* DIRECTIVE
Below is a listing to write out in full, exactly as given, without its pictures.
┄┄┄┄┄┄
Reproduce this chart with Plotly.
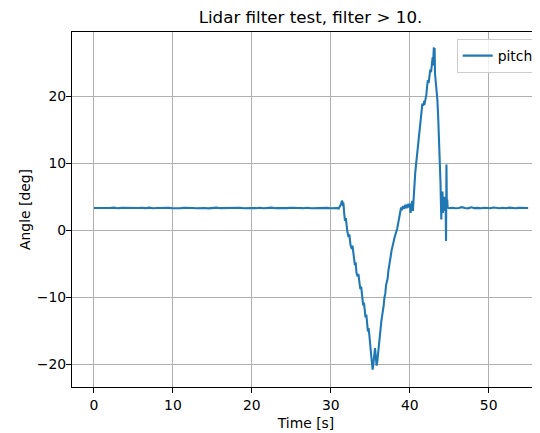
import plotly.graph_objects as go

# Time [s] and pitch [deg]
time_s = [
    0.0, 0.5, 1.0, 1.5, 2.0, 2.5, 3.0, 3.5, 4.0, 4.5, 5.0, 5.5, 6.0, 6.5, 7.0, 7.5,
    8.0, 8.5, 9.0, 9.5, 10.0, 10.5, 11.0, 11.5, 12.0, 12.5, 13.0, 13.5, 14.0, 14.5,
    15.0, 15.5, 16.0, 16.5, 17.0, 17.5, 18.0, 18.5, 19.0, 19.5, 20.0, 20.5, 21.0,
    21.5, 22.0, 22.5, 23.0, 23.5, 24.0, 24.5, 25.0, 25.5, 26.0, 26.5, 27.0, 27.5,
    28.0, 28.5, 29.0, 29.5, 30.0, 30.4,
    30.8, 31.0, 31.15, 31.3, 31.4, 31.5, 31.55, 31.6, 31.7, 31.8, 31.9, 32.0, 32.1,
    32.25, 32.35, 32.5, 32.65, 32.75, 32.9, 33.05, 33.15, 33.25, 33.4, 33.5, 33.65,
    33.75, 33.85, 33.95, 34.1, 34.2, 34.3, 34.4, 34.5, 34.6, 34.7, 34.8, 34.9, 35.0,
    35.1, 35.2, 35.3, 35.4, 35.5, 35.6, 35.7, 35.8, 35.9, 36.0, 36.1, 36.2, 36.3,
    36.4, 36.5, 36.6, 36.7, 36.8, 36.9, 37.0, 37.1, 37.2, 37.3, 37.4, 37.5, 37.6,
    37.7, 37.8, 37.9, 38.05, 38.2, 38.3, 38.4, 38.5, 38.6, 38.7, 38.8, 38.9, 39.0,
    39.15, 39.3, 39.45, 39.6, 39.75, 39.9, 40.0, 40.1, 40.2, 40.3, 40.4, 40.5, 40.6,
    40.7, 40.8, 40.9, 41.0, 41.1, 41.2, 41.3, 41.4, 41.5, 41.6, 41.7, 41.8, 41.9,
    42.0, 42.1, 42.2, 42.3, 42.4, 42.5, 42.6, 42.7, 42.8, 42.9, 42.95, 43.0, 43.05,
    43.1, 43.15, 43.2, 43.3, 43.4, 43.5, 43.6, 43.7, 43.8, 43.9, 43.95, 44.0, 44.05,
    44.1, 44.15, 44.2, 44.25, 44.3, 44.35, 44.4, 44.5, 44.55, 44.6, 44.65, 44.7,
    44.75, 44.8,
    45.0, 45.4, 45.8, 46.2, 46.6, 47.0, 47.4, 47.8, 48.2, 48.6, 49.0, 49.4, 49.8,
    50.2, 50.6, 51.0, 51.4, 51.8, 52.2, 52.6, 53.0, 53.4, 53.8, 54.2, 54.6, 55.0,
]

pitch_deg = [
    3.32, 3.30, 3.36, 3.28, 3.33, 3.38, 3.29, 3.34, 3.31, 3.37, 3.27, 3.33, 3.35, 3.30,
    3.38, 3.29, 3.32, 3.36, 3.30, 3.34, 3.28, 3.35, 3.31, 3.37, 3.30, 3.33, 3.29, 3.36,
    3.32, 3.27, 3.34, 3.38, 3.30, 3.33, 3.29, 3.35, 3.31, 3.37, 3.28, 3.34, 3.32, 3.30,
    3.36, 3.29, 3.33, 3.38, 3.30, 3.27, 3.34, 3.31, 3.36, 3.29, 3.33, 3.30, 3.37, 3.28,
    3.32, 3.35, 3.30, 3.34, 3.28, 3.33,
    3.3, 3.25, 3.5, 3.9, 4.4, 4.2, 3.6, 4.1, 2.5, 1.4, 1.8, 0.6, -0.2,
    -1.0, -0.6, -2.2, -2.8, -2.3, -4.0, -5.2, -4.8, -6.3, -6.9, -6.5, -8.0,
    -8.8, -8.4, -10.0, -11.2, -10.8, -12.4, -13.0, -12.6, -14.2, -15.1, -14.6, -16.3, -17.5,
    -18.4, -19.6, -20.8, -19.9, -18.0, -17.6, -18.8, -20.2, -19.5, -18.0, -16.5, -15.8, -14.8,
    -13.6, -12.9, -11.8, -11.2, -10.0, -9.5, -8.2, -7.6, -7.2, -6.0, -5.4, -4.6, -3.8,
    -3.0, -2.6, -2.0, -1.2, -0.7, -0.2, 0.2, 0.8, 1.4, 2.0, 2.8, 3.4, 3.0,
    3.6, 3.2, 3.8, 3.3, 3.9, 3.4, 4.0, 2.6, 3.7, 4.4, 2.9, 5.6, 7.2,
    8.6, 9.8, 11.0, 12.2, 13.6, 15.0, 16.2, 17.6, 18.4, 18.9, 18.6, 19.1, 19.0,
    19.5, 20.2, 21.5, 22.4, 22.0, 23.2, 24.0, 23.6, 25.0, 25.8, 24.6, 26.6, 27.3,
    25.0, 27.2, 23.4, 22.2, 21.8, 19.5, 17.0, 14.2, 11.0, 7.0, 4.0, 1.6, 5.5,
    3.0, 5.8, 2.6, 4.8, 3.4, 5.0, 2.9, 4.2, 3.0, -1.6, 9.8, 3.2,
    4.6, 3.4,
    3.30, 3.36, 3.28, 3.33, 3.45, 3.31, 3.27, 3.42, 3.30, 3.34, 3.29, 3.36, 3.31,
    3.28, 3.40, 3.32, 3.29, 3.35, 3.30, 3.38, 3.31, 3.28, 3.34, 3.30, 3.36, 3.32,
]

x_ticks = [0, 10, 20, 30, 40, 50]
y_ticks = [-20, -10, 0, 10, 20]

FONT = "DejaVu Sans"

fig = go.Figure()
fig.add_trace(go.Scatter(
    x=time_s, y=pitch_deg, mode="lines", name="pitch",
    line=dict(color="#1f77b4", width=2.08),
))

axis_common = dict(
    showgrid=True, gridcolor="#b0b0b0", gridwidth=1.1,
    showline=True, linecolor="black", linewidth=1.1,
    ticks="outside", ticklen=5, tickwidth=1.1, tickcolor="black",
    tickfont=dict(family=FONT, size=13.9, color="black"),
    zeroline=False,
)

# The page body adds an 8 px offset, so the figure is 8 px smaller on each axis
fig.update_layout(
    width=532, height=425,
    margin=dict(l=64, r=0, t=24, b=46, autoexpand=False),
    paper_bgcolor="white", plot_bgcolor="white",
    font=dict(family=FONT, size=13.9, color="black"),
    title=dict(text="Lidar filter test, filter > 10.", x=0.5096, xref="paper",
               xanchor="center", y=1 - 9 / 425, yref="container", yanchor="middle",
               font=dict(family=FONT, size=16.7, color="black")),
    xaxis=dict(range=[-2.78, 56.5], tickvals=x_ticks, mirror=True,
               title=dict(text="Time [s]", standoff=6,
                          font=dict(family=FONT, size=13.9, color="black")),
               **axis_common),
    yaxis=dict(range=[-23.4, 29.6], tickvals=y_ticks, mirror=False,
               ticklabelstandoff=-3,
               title=dict(text="Angle [deg]", standoff=2,
                          font=dict(family=FONT, size=13.9, color="black")),
               **axis_common),
    showlegend=True,
    legend=dict(x=0.822, y=0.98, xanchor="left", yanchor="top",
                bgcolor="rgba(255,255,255,0.8)", bordercolor="#cccccc", borderwidth=1,
                font=dict(family=FONT, size=13.9, color="black")),
)

fig.write_html("out.html")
┄┄┄┄┄┄
* RESPONSE
Reproduce this chart with Plotly.
import plotly.graph_objects as go

# Time [s] and pitch [deg]
time_s = [
    0.0, 0.5, 1.0, 1.5, 2.0, 2.5, 3.0, 3.5, 4.0, 4.5, 5.0, 5.5, 6.0, 6.5, 7.0, 7.5,
    8.0, 8.5, 9.0, 9.5, 10.0, 10.5, 11.0, 11.5, 12.0, 12.5, 13.0, 13.5, 14.0, 14.5,
    15.0, 15.5, 16.0, 16.5, 17.0, 17.5, 18.0, 18.5, 19.0, 19.5, 20.0, 20.5, 21.0,
    21.5, 22.0, 22.5, 23.0, 23.5, 24.0, 24.5, 25.0, 25.5, 26.0, 26.5, 27.0, 27.5,
    28.0, 28.5, 29.0, 29.5, 30.0, 30.4,
    30.8, 31.0, 31.15, 31.3, 31.4, 31.5, 31.55, 31.6, 31.7, 31.8, 31.9, 32.0, 32.1,
    32.25, 32.35, 32.5, 32.65, 32.75, 32.9, 33.05, 33.15, 33.25, 33.4, 33.5, 33.65,
    33.75, 33.85, 33.95, 34.1, 34.2, 34.3, 34.4, 34.5, 34.6, 34.7, 34.8, 34.9, 35.0,
    35.1, 35.2, 35.3, 35.4, 35.5, 35.6, 35.7, 35.8, 35.9, 36.0, 36.1, 36.2, 36.3,
    36.4, 36.5, 36.6, 36.7, 36.8, 36.9, 37.0, 37.1, 37.2, 37.3, 37.4, 37.5, 37.6,
    37.7, 37.8, 37.9, 38.05, 38.2, 38.3, 38.4, 38.5, 38.6, 38.7, 38.8, 38.9, 39.0,
    39.15, 39.3, 39.45, 39.6, 39.75, 39.9, 40.0, 40.1, 40.2, 40.3, 40.4, 40.5, 40.6,
    40.7, 40.8, 40.9, 41.0, 41.1, 41.2, 41.3, 41.4, 41.5, 41.6, 41.7, 41.8, 41.9,
    42.0, 42.1, 42.2, 42.3, 42.4, 42.5, 42.6, 42.7, 42.8, 42.9, 42.95, 43.0, 43.05,
    43.1, 43.15, 43.2, 43.3, 43.4, 43.5, 43.6, 43.7, 43.8, 43.9, 43.95, 44.0, 44.05,
    44.1, 44.15, 44.2, 44.25, 44.3, 44.35, 44.4, 44.5, 44.55, 44.6, 44.65, 44.7,
    44.75, 44.8,
    45.0, 45.4, 45.8, 46.2, 46.6, 47.0, 47.4, 47.8, 48.2, 48.6, 49.0, 49.4, 49.8,
    50.2, 50.6, 51.0, 51.4, 51.8, 52.2, 52.6, 53.0, 53.4, 53.8, 54.2, 54.6, 55.0,
]

pitch_deg = [
    3.32, 3.30, 3.36, 3.28, 3.33, 3.38, 3.29, 3.34, 3.31, 3.37, 3.27, 3.33, 3.35, 3.30,
    3.38, 3.29, 3.32, 3.36, 3.30, 3.34, 3.28, 3.35, 3.31, 3.37, 3.30, 3.33, 3.29, 3.36,
    3.32, 3.27, 3.34, 3.38, 3.30, 3.33, 3.29, 3.35, 3.31, 3.37, 3.28, 3.34, 3.32, 3.30,
    3.36, 3.29, 3.33, 3.38, 3.30, 3.27, 3.34, 3.31, 3.36, 3.29, 3.33, 3.30, 3.37, 3.28,
    3.32, 3.35, 3.30, 3.34, 3.28, 3.33,
    3.3, 3.25, 3.5, 3.9, 4.4, 4.2, 3.6, 4.1, 2.5, 1.4, 1.8, 0.6, -0.2,
    -1.0, -0.6, -2.2, -2.8, -2.3, -4.0, -5.2, -4.8, -6.3, -6.9, -6.5, -8.0,
    -8.8, -8.4, -10.0, -11.2, -10.8, -12.4, -13.0, -12.6, -14.2, -15.1, -14.6, -16.3, -17.5,
    -18.4, -19.6, -20.8, -19.9, -18.0, -17.6, -18.8, -20.2, -19.5, -18.0, -16.5, -15.8, -14.8,
    -13.6, -12.9, -11.8, -11.2, -10.0, -9.5, -8.2, -7.6, -7.2, -6.0, -5.4, -4.6, -3.8,
    -3.0, -2.6, -2.0, -1.2, -0.7, -0.2, 0.2, 0.8, 1.4, 2.0, 2.8, 3.4, 3.0,
    3.6, 3.2, 3.8, 3.3, 3.9, 3.4, 4.0, 2.6, 3.7, 4.4, 2.9, 5.6, 7.2,
    8.6, 9.8, 11.0, 12.2, 13.6, 15.0, 16.2, 17.6, 18.4, 18.9, 18.6, 19.1, 19.0,
    19.5, 20.2, 21.5, 22.4, 22.0, 23.2, 24.0, 23.6, 25.0, 25.8, 24.6, 26.6, 27.3,
    25.0, 27.2, 23.4, 22.2, 21.8, 19.5, 17.0, 14.2, 11.0, 7.0, 4.0, 1.6, 5.5,
    3.0, 5.8, 2.6, 4.8, 3.4, 5.0, 2.9, 4.2, 3.0, -1.6, 9.8, 3.2,
    4.6, 3.4,
    3.30, 3.36, 3.28, 3.33, 3.45, 3.31, 3.27, 3.42, 3.30, 3.34, 3.29, 3.36, 3.31,
    3.28, 3.40, 3.32, 3.29, 3.35, 3.30, 3.38, 3.31, 3.28, 3.34, 3.30, 3.36, 3.32,
]

x_ticks = [0, 10, 20, 30, 40, 50]
y_ticks = [-20, -10, 0, 10, 20]

FONT = "DejaVu Sans"

fig = go.Figure()
fig.add_trace(go.Scatter(
    x=time_s, y=pitch_deg, mode="lines", name="pitch",
    line=dict(color="#1f77b4", width=2.08),
))

axis_common = dict(
    showgrid=True, gridcolor="#b0b0b0", gridwidth=1.1,
    showline=True, linecolor="black", linewidth=1.1,
    ticks="outside", ticklen=5, tickwidth=1.1, tickcolor="black",
    tickfont=dict(family=FONT, size=13.9, color="black"),
    zeroline=False,
)

# The page body adds an 8 px offset, so the figure is 8 px smaller on each axis
fig.update_layout(
    width=532, height=425,
    margin=dict(l=64, r=0, t=24, b=46, autoexpand=False),
    paper_bgcolor="white", plot_bgcolor="white",
    font=dict(family=FONT, size=13.9, color="black"),
    title=dict(text="Lidar filter test, filter > 10.", x=0.5096, xref="paper",
               xanchor="center", y=1 - 9 / 425, yref="container", yanchor="middle",
               font=dict(family=FONT, size=16.7, color="black")),
    xaxis=dict(range=[-2.78, 56.5], tickvals=x_ticks, mirror=True,
               title=dict(text="Time [s]", standoff=6,
                          font=dict(family=FONT, size=13.9, color="black")),
               **axis_common),
    yaxis=dict(range=[-23.4, 29.6], tickvals=y_ticks, mirror=False,
               ticklabelstandoff=-3,
               title=dict(text="Angle [deg]", standoff=2,
                          font=dict(family=FONT, size=13.9, color="black")),
               **axis_common),
    showlegend=True,
    legend=dict(x=0.822, y=0.98, xanchor="left", yanchor="top",
                bgcolor="rgba(255,255,255,0.8)", bordercolor="#cccccc", borderwidth=1,
                font=dict(family=FONT, size=13.9, color="black")),
)

fig.write_html("out.html")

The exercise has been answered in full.